WRITTEN TASK
Give back exactly the lines from the beginning of the listing below to the line holding "(219,392) -- (219,33);", both ends included; the pictures stay out.

===== DATASET SECTION =====

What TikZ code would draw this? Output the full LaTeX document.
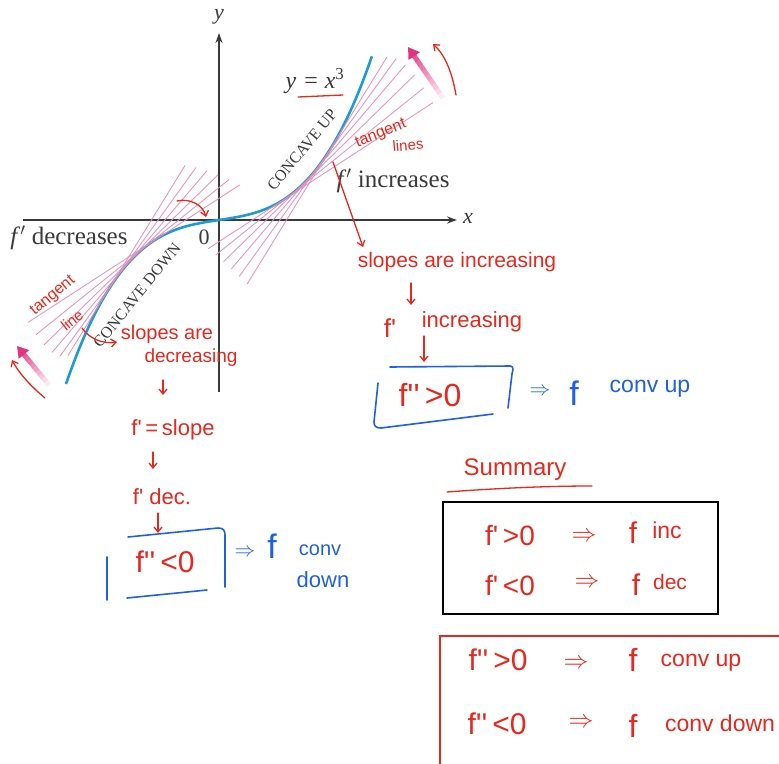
\documentclass[tikz,border=0pt]{standalone}
\usepackage{fontspec}
\setmainfont{Liberation Serif}
\newfontfamily\hand{Liberation Sans}
\usetikzlibrary{arrows.meta,calc}
\definecolor{axisgray}{HTML}{3A3A3A}
\definecolor{curveblue}{HTML}{1E9BD7}
\definecolor{tanpink}{HTML}{E98BB5}
\definecolor{arrpink}{HTML}{E2337F}
\definecolor{inkred}{HTML}{E8271E}
\definecolor{inkblue}{HTML}{1F5FE6}
\newcommand{\hfs}[1]{\hand\fontsize{#1}{#1}\selectfont}
\begin{document}
\begin{tikzpicture}[x=1pt,y=-1pt,
  axisline/.style={draw=axisgray, line width=1.4pt},
  tanline/.style={draw=tanpink, line width=0.9pt, opacity=0.9},
  cubic/.style={draw=curveblue, line width=2.6pt},
  lbl/.style={text=axisgray, inner sep=0pt},
  redink/.style={draw=inkred, line width=1.3pt, line cap=round, line join=round},
  blueink/.style={draw=inkblue, line width=1.6pt, line cap=round, line join=round},
  redtxt/.style={text=inkred, inner sep=0pt},
  bluetxt/.style={text=inkblue, inner sep=0pt},
  barb/.style={-{Straight Barb[length=5pt,width=8pt]}},
]
\useasboundingbox (0,0) rectangle (779,763);
\fill[white] (0,0) rectangle (779,763);

% axes
\draw[axisline, -{Stealth[length=10pt,width=7pt]}] (23,220) -- (457,220);
\draw[axisline, -{Stealth[length=10pt,width=7pt]}] (219,392) -- (219,33);

% cubic curve
\draw[cubic] plot[domain=-1:1,samples=120] ({219+153*\x},{220-(23*\x+141*\x*\x*\x)});

% tangent lines
\foreach \i in {0,...,5}{
  \pgfmathsetmacro\s{0.425+0.061*\i}
  \pgfmathsetmacro\m{(23+423*\s*\s)/153}
  \pgfmathsetmacro\c{-282*\s*\s*\s}
  \pgfmathsetmacro\xa{-11+7.8*\i}
  \pgfmathsetmacro\xb{214-9.2*\i}
  \pgfmathsetmacro\xc{-21+11*\i}
  \pgfmathsetmacro\xd{191-8*\i}
  \draw[tanline] ({219+\xa},{220-(\m*\xa+\c)}) -- ({219+\xb},{220-(\m*\xb+\c)});
  \draw[tanline] ({219-\xc},{220+(\m*\xc+\c)}) -- ({219-\xd},{220+(\m*\xd+\c)});
}

% fading magenta arrows
\coordinate (ta) at (443,98); \coordinate (ha) at (408,47);
\coordinate (tb) at (49,385); \coordinate (hb) at (17,346);
\foreach \i in {0,...,9}{
  \pgfmathsetmacro\p{10+9*\i}
  \draw[draw=arrpink!\p!white, line width=5pt] ($(ta)!\i/11!(ha)$) -- ($(ta)!\i/11+0.1!(ha)$);
  \draw[draw=arrpink!\p!white, line width=5pt] ($(tb)!\i/11!(hb)$) -- ($(tb)!\i/11+0.1!(hb)$);
}
\draw[draw=arrpink, line width=5pt, -{Triangle[length=11pt,width=13pt]}] ($(ta)!0.85!(ha)$) -- (ha);
\draw[draw=arrpink, line width=5pt, -{Triangle[length=11pt,width=13pt]}] ($(tb)!0.85!(hb)$) -- (hb);

% printed labels
\node[lbl, font=\itshape\fontsize{22}{22}\selectfont] (ylab) at (219,17) {y};
\node[lbl, font=\itshape\fontsize{22}{22}\selectfont] (xlab) at (468,218) {x};
\node[lbl, font=\fontsize{22}{22}\selectfont] (zero) at (204,237) {0};
\node[lbl, font=\fontsize{24}{24}\selectfont] (eq) at (315,81) {\textit{y}\hspace{8pt}=\hspace{7pt}\textit{x}\textsuperscript{3}};
\node[lbl, font=\fontsize{25}{25}\selectfont] (finc) at (393,181) {\textit{f}$'$ increases};
\node[lbl, font=\fontsize{25}{25}\selectfont] (fdec) at (69,238) {\textit{f}$'$ decreases};
\node[lbl, font=\fontsize{16}{16}\selectfont, rotate=50.5] (cup) at (302,150) {CONCAVE UP};
\node[lbl, font=\fontsize{16}{16}\selectfont, rotate=51] (cdown) at (137,295) {CONCAVE DOWN};

% red annotations on the graph
\draw[redink] (298,97) -- (343,95);
\draw[redink, barb] (456,95) .. controls (452,72) and (445,55) .. (433,44);
\draw[redink, barb] (45,398) .. controls (33,388) and (20,375) .. (12,360);
\draw[redink, barb] (177,201) .. controls (190,198) and (203,205) .. (206,217);
\node[redtxt, font=\hfs{16}, rotate=22] (tanR) at (381,134) {tangent};
\node[redtxt, font=\hfs{15}, rotate=5] (linR) at (408,145) {lines};
\node[redtxt, font=\hfs{16}, rotate=40] (tanL) at (53,296) {tangent};
\node[redtxt, font=\hfs{15}, rotate=38] (linL) at (72,320) {line};

% right chain
\coordinate (p1) at (333,162); \coordinate (p2) at (363,247);
\draw[redink, barb] (p1) -- (p2);
\node[redtxt, font=\hfs{21}] (sinc) at (457,262) {slopes are increasing};
\draw[redink, barb] (411,283) -- (411,305);
\node[redtxt, font=\hfs{26}] (fp1) at (390,328) {f\textquotesingle};
\node[redtxt, font=\hfs{22}] (incr) at (472,322) {increasing};
\draw[redink, barb] (424,336) -- (424,362);
\draw[blueink] (390,367) -- (510,366) .. controls (514,366) and (513,370) .. (512,374) -- (508,408);
\draw[blueink] (378,383) -- (374,422) .. controls (374,427) and (377,428) .. (381,428) -- (493,414);
\node[redtxt, font=\hfs{32}] (fpp1) at (430,395) {f\textquotesingle\textquotesingle\,>0};
\node[bluetxt, font=\fontsize{22}{22}\selectfont] (imp1) at (540,392) {$\Rightarrow$};
\node[bluetxt, font=\hfs{34}] (f1) at (574,393) {f};
\node[bluetxt, font=\hfs{23}] (cu1) at (650,389) {conv up};

% left chain
\draw[redink, barb] (82,328) .. controls (90,340) and (105,344) .. (117,342);
\node[redtxt, font=\hfs{20}] (sdec1) at (167,334) {slopes are};
\node[redtxt, font=\hfs{19}] (sdec2) at (191,358) {decreasing};
\draw[redink, barb] (163,380) -- (163,395);
\node[redtxt, font=\hfs{22}] (fslope) at (173,430) {f\textquotesingle\,=\,slope};
\draw[redink, barb] (153,452) -- (153,469);
\node[redtxt, font=\hfs{22}] (fdec2) at (162,497) {f\textquotesingle\ dec.};
\draw[redink, barb] (158,513) -- (158,533);
\draw[blueink] (128,537) -- (218,528) .. controls (223,528) and (225,530) .. (225,535) -- (225,587);
\draw[blueink] (107,557) -- (107,600);
\draw[blueink] (127,598) -- (207,590);
\node[redtxt, font=\hfs{30}] (fpp2) at (165,562) {f\textquotesingle\textquotesingle\,<0};
\node[bluetxt, font=\fontsize{20}{20}\selectfont] (imp2) at (245,553) {$\Rightarrow$};
\node[bluetxt, font=\hfs{34}] (f2) at (272,546) {f};
\node[bluetxt, font=\hfs{20}] (cv2) at (320,550) {conv};
\node[bluetxt, font=\hfs{22}] (dn2) at (323,580) {down};

% summary
\node[redtxt, font=\hfs{24}] (summ) at (515,470) {Summary};
\draw[redink] (447,492) .. controls (500,488) and (550,486) .. (592,486);
\draw[black, line width=2pt] (443,502) rectangle (718,614);
\node[redtxt, font=\hfs{28}] (r1a) at (510,535) {f\textquotesingle\,>0};
\node[redtxt, font=\fontsize{26}{26}\selectfont] (r1b) at (584,537) {$\Rightarrow$};
\node[redtxt, font=\hfs{30}] (r1c) at (633,533) {f};
\node[redtxt, font=\hfs{23}] (r1d) at (667,530) {inc};
\node[redtxt, font=\hfs{28}] (r2a) at (510,585) {f\textquotesingle\,<0};
\node[redtxt, font=\fontsize{26}{26}\selectfont] (r2b) at (587,583) {$\Rightarrow$};
\node[redtxt, font=\hfs{30}] (r2c) at (636,585) {f};
\node[redtxt, font=\hfs{21}] (r2d) at (670,582) {dec};

\draw[inkred, line width=1.5pt] (785,636) -- (440,636) -- (440,770);
\node[redtxt, font=\hfs{30}] (s1a) at (498,660) {f\textquotesingle\textquotesingle\,>0};
\node[redtxt, font=\fontsize{26}{26}\selectfont] (s1b) at (576,664) {$\Rightarrow$};
\node[redtxt, font=\hfs{32}] (s1c) at (633,660) {f};
\node[redtxt, font=\hfs{23}] (s1d) at (701,663) {conv up};
\node[redtxt, font=\hfs{30}] (s2a) at (497,724) {f\textquotesingle\textquotesingle\,<0};
\node[redtxt, font=\fontsize{26}{26}\selectfont] (s2b) at (581,723) {$\Rightarrow$};
\node[redtxt, font=\hfs{32}] (s2c) at (633,726) {f};
\node[redtxt, font=\hfs{23}] (s2d) at (720,723) {conv down};
\end{tikzpicture}
\end{document}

=====

TASK RESPONSE
What TikZ code would draw this? Output the full LaTeX document.
\documentclass[tikz,border=0pt]{standalone}
\usepackage{fontspec}
\setmainfont{Liberation Serif}
\newfontfamily\hand{Liberation Sans}
\usetikzlibrary{arrows.meta,calc}
\definecolor{axisgray}{HTML}{3A3A3A}
\definecolor{curveblue}{HTML}{1E9BD7}
\definecolor{tanpink}{HTML}{E98BB5}
\definecolor{arrpink}{HTML}{E2337F}
\definecolor{inkred}{HTML}{E8271E}
\definecolor{inkblue}{HTML}{1F5FE6}
\newcommand{\hfs}[1]{\hand\fontsize{#1}{#1}\selectfont}
\begin{document}
\begin{tikzpicture}[x=1pt,y=-1pt,
  axisline/.style={draw=axisgray, line width=1.4pt},
  tanline/.style={draw=tanpink, line width=0.9pt, opacity=0.9},
  cubic/.style={draw=curveblue, line width=2.6pt},
  lbl/.style={text=axisgray, inner sep=0pt},
  redink/.style={draw=inkred, line width=1.3pt, line cap=round, line join=round},
  blueink/.style={draw=inkblue, line width=1.6pt, line cap=round, line join=round},
  redtxt/.style={text=inkred, inner sep=0pt},
  bluetxt/.style={text=inkblue, inner sep=0pt},
  barb/.style={-{Straight Barb[length=5pt,width=8pt]}},
]
\useasboundingbox (0,0) rectangle (779,763);
\fill[white] (0,0) rectangle (779,763);

% axes
\draw[axisline, -{Stealth[length=10pt,width=7pt]}] (23,220) -- (457,220);
\draw[axisline, -{Stealth[length=10pt,width=7pt]}] (219,392) -- (219,33);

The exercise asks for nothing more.